■ **INFORMATION SHOWN**:
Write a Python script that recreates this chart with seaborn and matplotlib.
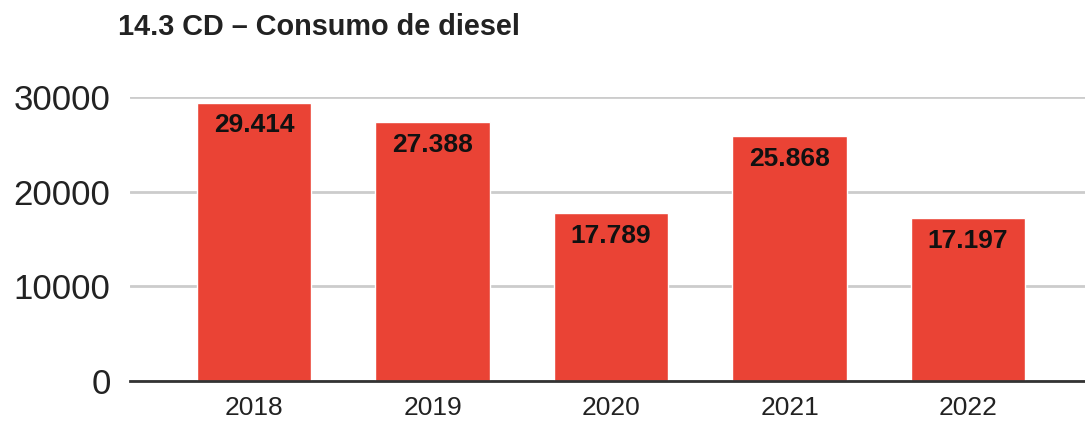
import matplotlib
matplotlib.use("Agg")
import matplotlib.pyplot as plt
import seaborn as sns
import pandas as pd

# Annual diesel consumption
years = ["2018", "2019", "2020", "2021", "2022"]
consumption = [29414, 27388, 17789, 25868, 17197]
value_labels = ["29.414", "27.388", "17.789", "25.868", "17.197"]
y_ticks = [0, 10000, 20000, 30000]

df = pd.DataFrame({"year": years, "consumo": consumption})

sns.set_theme(style="white")
plt.rcParams["font.family"] = ["Liberation Sans", "DejaVu Sans"]

fig = plt.figure(figsize=(10.85, 4.23), dpi=100)
ax = fig.add_axes([0.1198, 0.0993, 0.8802, 0.6714])

sns.barplot(data=df, x="year", y="consumo", color="#EA4335", saturation=1,
            width=0.64, ax=ax, zorder=3)

ax.set_xlim(-0.695, 4.655)
ax.set_ylim(0, 30000)
ax.set_yticks(y_ticks)
ax.set_yticklabels([str(t) for t in y_ticks])

ax.grid(axis="y", color="#cccccc", linewidth=2, zorder=0)
ax.grid(axis="x", visible=False)
for s in ["top", "right", "left"]:
    ax.spines[s].set_visible(False)
ax.spines["bottom"].set_color("#333333")
ax.spines["bottom"].set_linewidth(2)
ax.spines["bottom"].set_zorder(4)

ax.tick_params(axis="y", labelsize=25, colors="#222222", length=0, pad=14)
ax.tick_params(axis="x", labelsize=19, colors="#222222", length=0, pad=11)
ax.set_xlabel("")
ax.set_ylabel("")

for i, (v, lab) in enumerate(zip(consumption, value_labels)):
    ax.annotate(lab, xy=(i, v), xytext=(0, -16.5), textcoords="offset points",
                ha="center", va="center", fontsize=19, fontweight="bold",
                color="#111111", zorder=5)

fig.text(0.109, 0.936, "14.3 CD \u2013 Consumo de diesel", fontsize=20.8,
         fontweight="bold", color="#222222", ha="left", va="center")

fig.savefig("out.png", dpi=100, facecolor="white")
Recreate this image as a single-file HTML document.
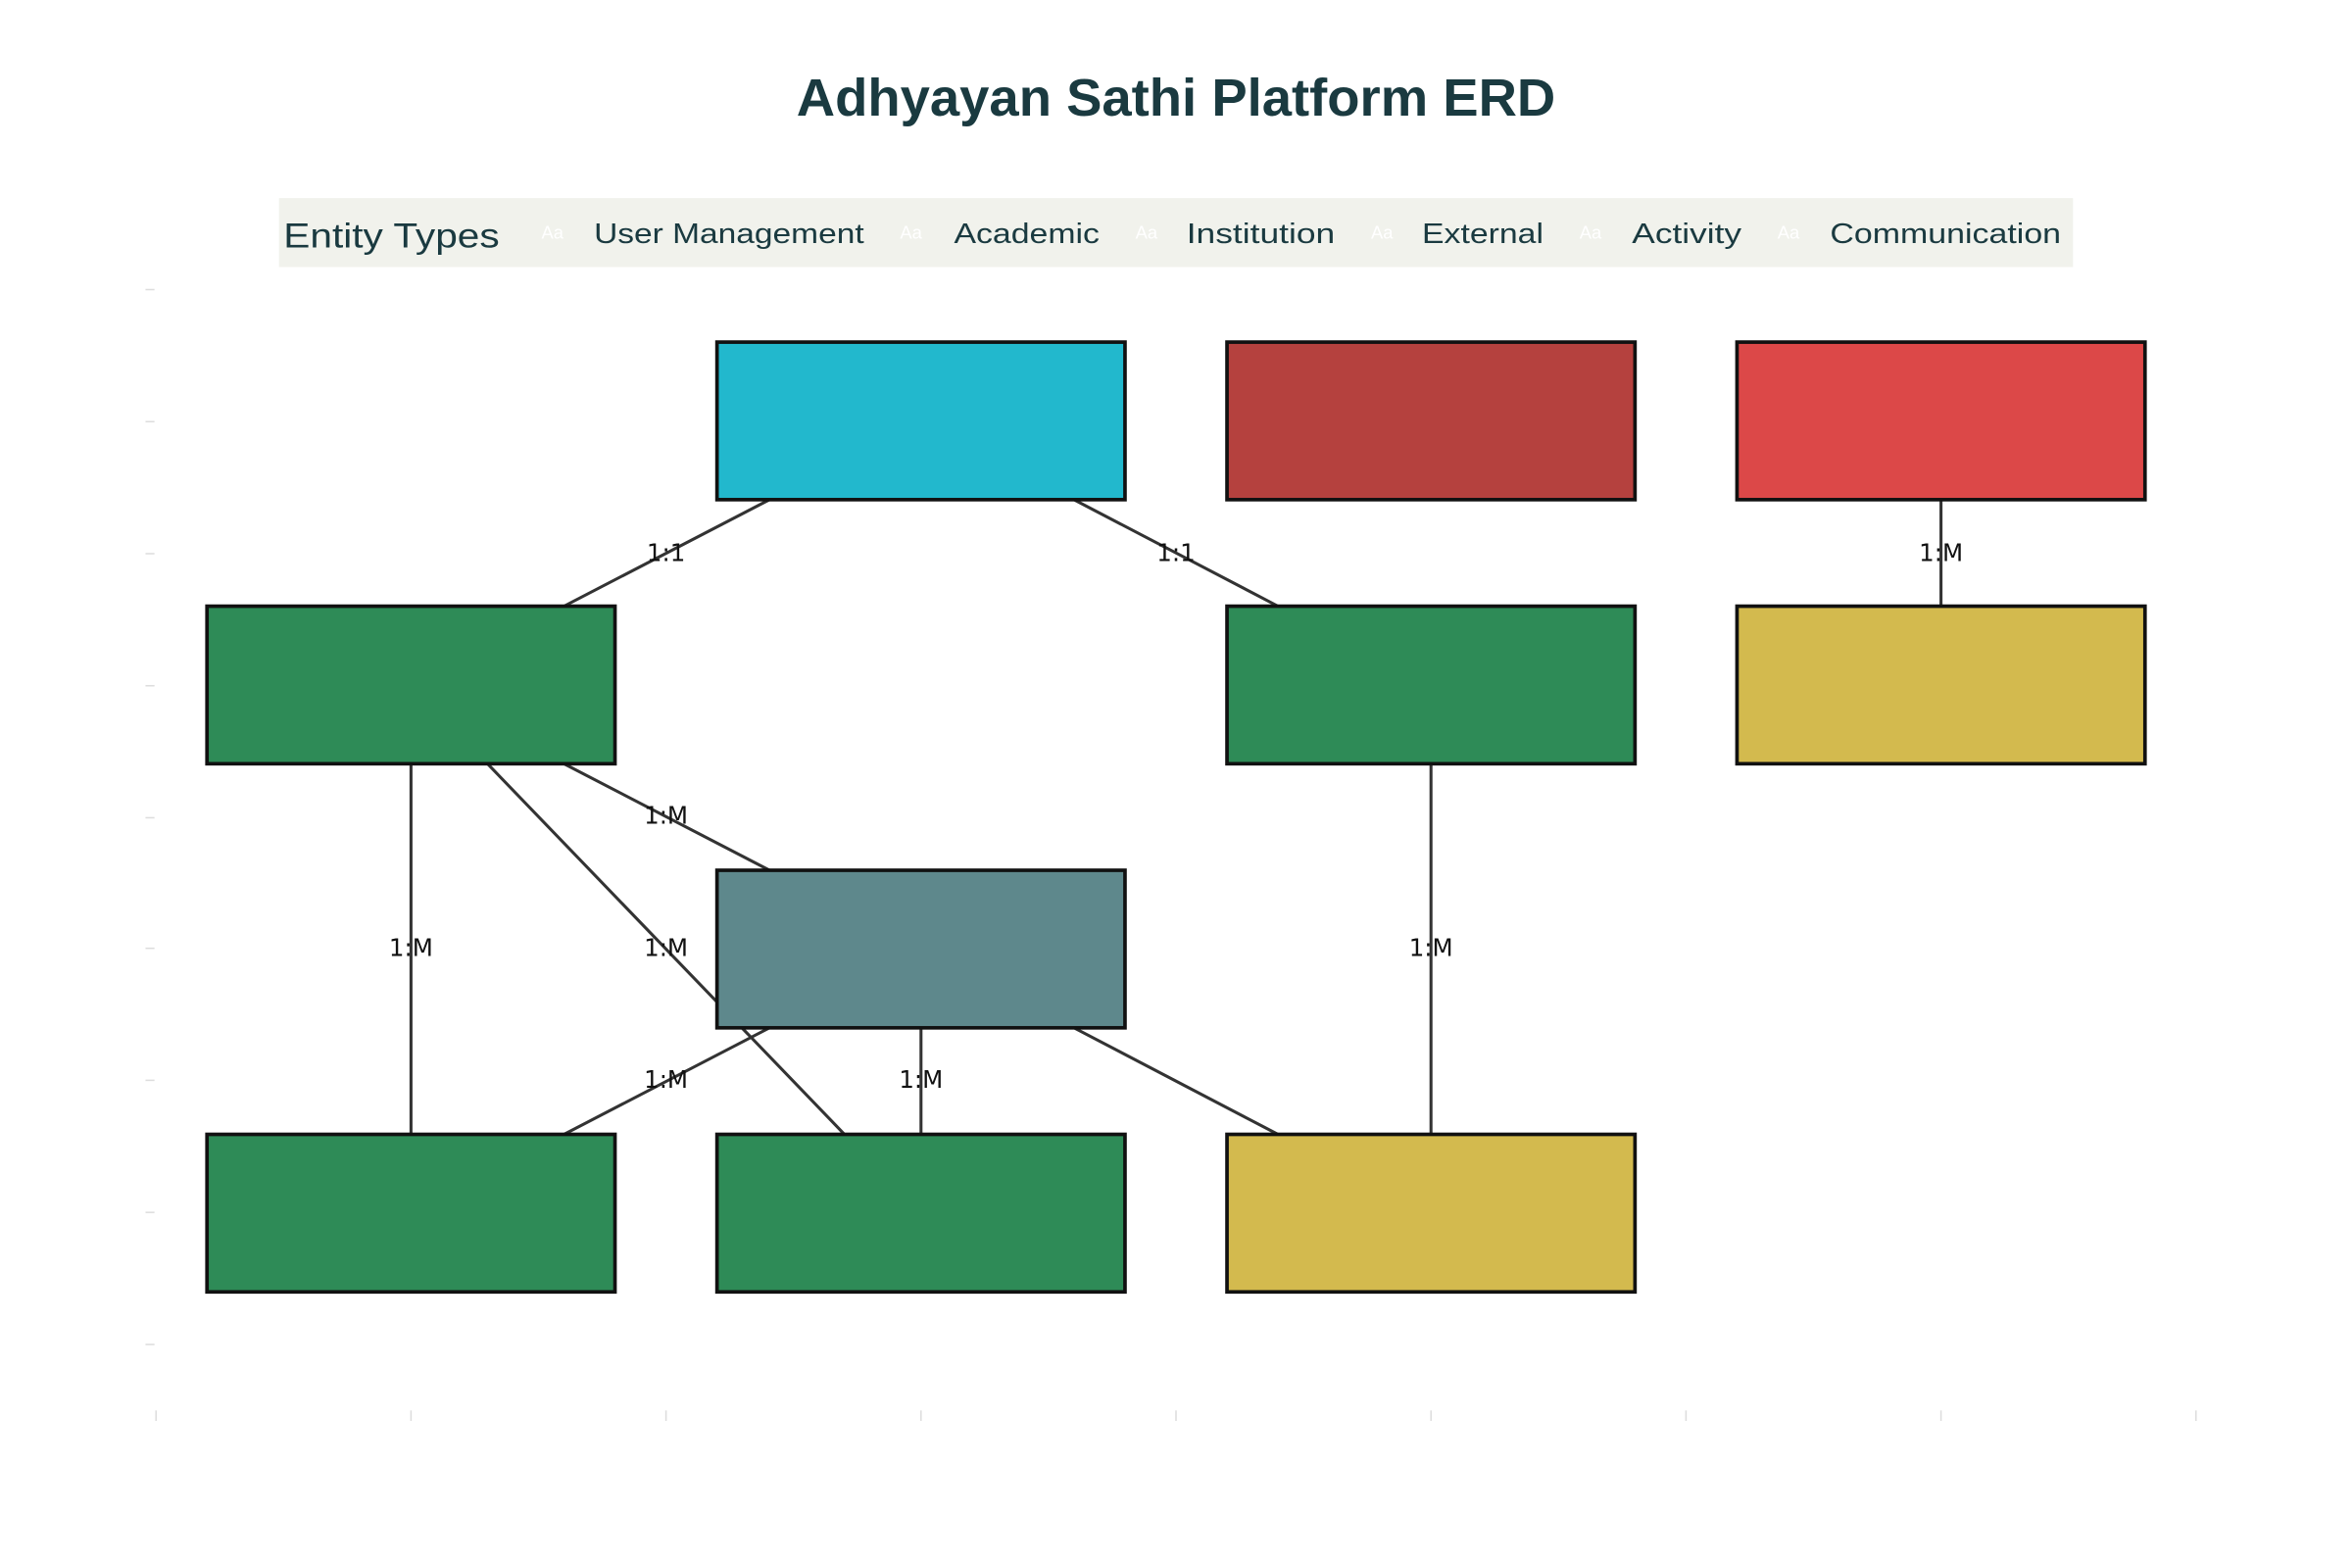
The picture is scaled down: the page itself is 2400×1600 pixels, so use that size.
<!DOCTYPE html>
<html><head><meta charset="utf-8"><style>html,body{margin:0;padding:0;background:#fff}svg{display:block}</style></head>
<body>
<svg width="2400" height="1600" viewBox="0 0 1568 1045" preserveAspectRatio="none" xmlns="http://www.w3.org/2000/svg">
<rect width="1568" height="1045" fill="#fff"/>
<text x="784" y="77" text-anchor="middle" font-family="Liberation Sans, sans-serif" font-weight="bold" font-size="35" fill="#1a3a40" textLength="506" lengthAdjust="spacingAndGlyphs">Adhyayan Sathi Platform ERD</text>
<rect x="186" y="132" width="1196" height="46" fill="#f1f2ec"/>
<g font-family="Liberation Sans, sans-serif" fill="#1a3a40">
<text x="189" y="165" font-size="23" textLength="144" lengthAdjust="spacingAndGlyphs">Entity Types</text>
<g font-size="19">
<text x="396" y="162" textLength="180" lengthAdjust="spacingAndGlyphs">User Management</text>
<text x="636" y="162" textLength="97" lengthAdjust="spacingAndGlyphs">Academic</text>
<text x="791" y="162" textLength="99" lengthAdjust="spacingAndGlyphs">Institution</text>
<text x="948" y="162" textLength="81" lengthAdjust="spacingAndGlyphs">External</text>
<text x="1088" y="162" textLength="73" lengthAdjust="spacingAndGlyphs">Activity</text>
<text x="1220" y="162" textLength="154" lengthAdjust="spacingAndGlyphs">Communication</text>
</g>
<g font-size="12" fill="#fff">
<text x="361" y="159">Aa</text><text x="600" y="159">Aa</text><text x="757" y="159">Aa</text><text x="914" y="159">Aa</text><text x="1053" y="159">Aa</text><text x="1185" y="159">Aa</text>
</g>
</g>
<g stroke="#ddd" stroke-width="1">
<line x1="97" y1="193" x2="103" y2="193"/><line x1="97" y1="281" x2="103" y2="281"/><line x1="97" y1="369" x2="103" y2="369"/><line x1="97" y1="457" x2="103" y2="457"/><line x1="97" y1="545" x2="103" y2="545"/><line x1="97" y1="632" x2="103" y2="632"/><line x1="97" y1="720" x2="103" y2="720"/><line x1="97" y1="808" x2="103" y2="808"/><line x1="97" y1="896" x2="103" y2="896"/>
<line x1="104" y1="940" x2="104" y2="947"/><line x1="274" y1="940" x2="274" y2="947"/><line x1="444" y1="940" x2="444" y2="947"/><line x1="614" y1="940" x2="614" y2="947"/><line x1="784" y1="940" x2="784" y2="947"/><line x1="954" y1="940" x2="954" y2="947"/><line x1="1124" y1="940" x2="1124" y2="947"/><line x1="1294" y1="940" x2="1294" y2="947"/><line x1="1464" y1="940" x2="1464" y2="947"/>
</g>
<g stroke="#333" stroke-width="2" fill="none">
<line x1="513" y1="333" x2="376" y2="404"/>
<line x1="716" y1="333" x2="852" y2="404"/>
<line x1="1294" y1="333" x2="1294" y2="404"/>
<line x1="376" y1="509" x2="513" y2="580"/>
<line x1="274" y1="509" x2="274" y2="756"/>
<line x1="325" y1="509" x2="563" y2="756"/>
<line x1="954" y1="509" x2="954" y2="756"/>
<line x1="513" y1="685" x2="376" y2="756"/>
<line x1="614" y1="685" x2="614" y2="756"/>
<line x1="716" y1="685" x2="852" y2="756"/>
</g>
<g stroke="#111" stroke-width="2.4">
<rect x="478" y="228" width="272" height="105" fill="#22b8cd"/>
<rect x="818" y="228" width="272" height="105" fill="#b5413e"/>
<rect x="1158" y="228" width="272" height="105" fill="#dc4848"/>
<rect x="138" y="404" width="272" height="105" fill="#2e8b57"/>
<rect x="818" y="404" width="272" height="105" fill="#2e8b57"/>
<rect x="1158" y="404" width="272" height="105" fill="#d3ba4e"/>
<rect x="478" y="580" width="272" height="105" fill="#5e888c"/>
<rect x="138" y="756" width="272" height="105" fill="#2e8b57"/>
<rect x="478" y="756" width="272" height="105" fill="#2e8b57"/>
<rect x="818" y="756" width="272" height="105" fill="#d3ba4e"/>
</g>
<g font-family="DejaVu Sans, sans-serif" font-size="16" fill="#111" text-anchor="middle">
<text x="444" y="374">1:1</text>
<text x="784" y="374">1:1</text>
<text x="1294" y="374">1:M</text>
<text x="444" y="549">1:M</text>
<text x="274" y="637">1:M</text>
<text x="444" y="637">1:M</text>
<text x="954" y="637">1:M</text>
<text x="444" y="725">1:M</text>
<text x="614" y="725">1:M</text>
</g>
</svg>
</body></html>
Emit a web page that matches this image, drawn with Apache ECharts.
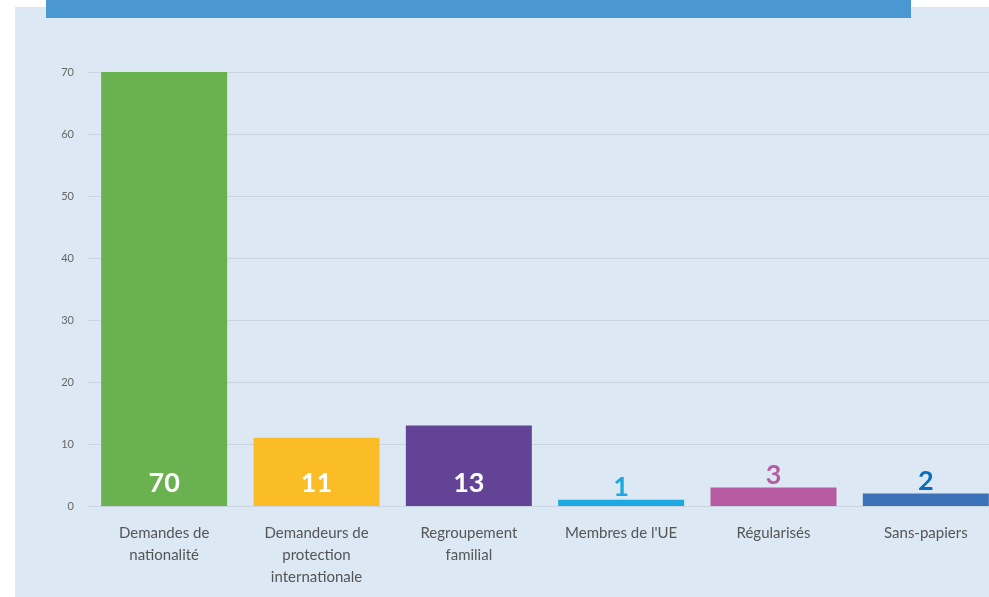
<!DOCTYPE html>
<html lang="fr">
<head>
<meta charset="utf-8">
<title>Demandes</title>
<script src="https://cdn.jsdelivr.net/npm/echarts@6/dist/echarts.min.js"></script>
<style>
  html, body { margin: 0; padding: 0; background: #ffffff; overflow: hidden; }
  #chart { width: 1003px; height: 597px; }
</style>
</head>
<body>
<div id="chart"></div>
<script>
// données
var categories = ['Demandes de\nnationalité', 'Demandeurs de\nprotection\ninternationale',
                  'Regroupement\nfamilial', "Membres de l'UE", 'Régularisés', 'Sans-papiers'];
var values = [70, 11, 13, 1, 3, 2];
var barColors = ['#6ab150', '#fbbd26', '#634395', '#1ba9e1', '#b65ba1', '#3b72b8'];
var labelColors = ['#ffffff', '#ffffff', '#ffffff', '#1ba9e1', '#b65ba1', '#0b6cb8'];
var labelInside = [true, true, true, false, false, false];
var yTicks = [0, 10, 20, 30, 40, 50, 60, 70];

var chart = echarts.init(document.getElementById('chart'));

var data = values.map(function (v, i) {
    return {
        value: v,
        itemStyle: { color: barColors[i] },
        label: {
            position: labelInside[i] ? 'insideBottom' : 'top',
            distance: labelInside[i] ? 9 : -1,
            color: labelColors[i]
        }
    };
});

chart.setOption({
    backgroundColor: '#ffffff',
    animation: false,
    graphic: [
        { type: 'rect', z: -10, shape: { x: 15, y: 7, width: 974, height: 600 }, style: { fill: '#dce9f5' } },
        { type: 'rect', z: -5, shape: { x: 46, y: 0, width: 865, height: 18 }, style: { fill: '#4a97d3' } }
    ],
    grid: { left: 88, width: 914, top: 72, bottom: 91, containLabel: false },
    xAxis: {
        type: 'category',
        data: categories,
        axisLine: { show: true, lineStyle: { color: '#c9d4de', width: 1 } },
        axisTick: { show: false },
        axisLabel: {
            interval: 0,
            margin: 16,
            color: '#555555',
            fontFamily: 'Lato',
            fontSize: 15,
            lineHeight: 22
        }
    },
    yAxis: {
        type: 'value',
        min: yTicks[0],
        max: yTicks[yTicks.length - 1],
        interval: 10,
        axisLine: { show: false },
        axisTick: { show: false },
        splitLine: { lineStyle: { color: '#c9d4de', width: 1 } },
        axisLabel: { color: '#666666', fontFamily: 'Lato', fontSize: 11, margin: 14 }
    },
    series: [{
        type: 'bar',
        barWidth: 126,
        data: data,
        label: {
            show: true,
            fontFamily: 'Lato',
            fontWeight: 'bold',
            fontSize: 27
        }
    }]
});
</script>
</body>
</html>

■ **SET TASK**:
All lines above with "this" in them should be returned.

■ **RESPONSE**:
Write a Python script that recreates this chart with seaborn and matplotlib.
Recreate this image as a single-file HTML document.
Emit a web page that matches this image, drawn with Apache ECharts.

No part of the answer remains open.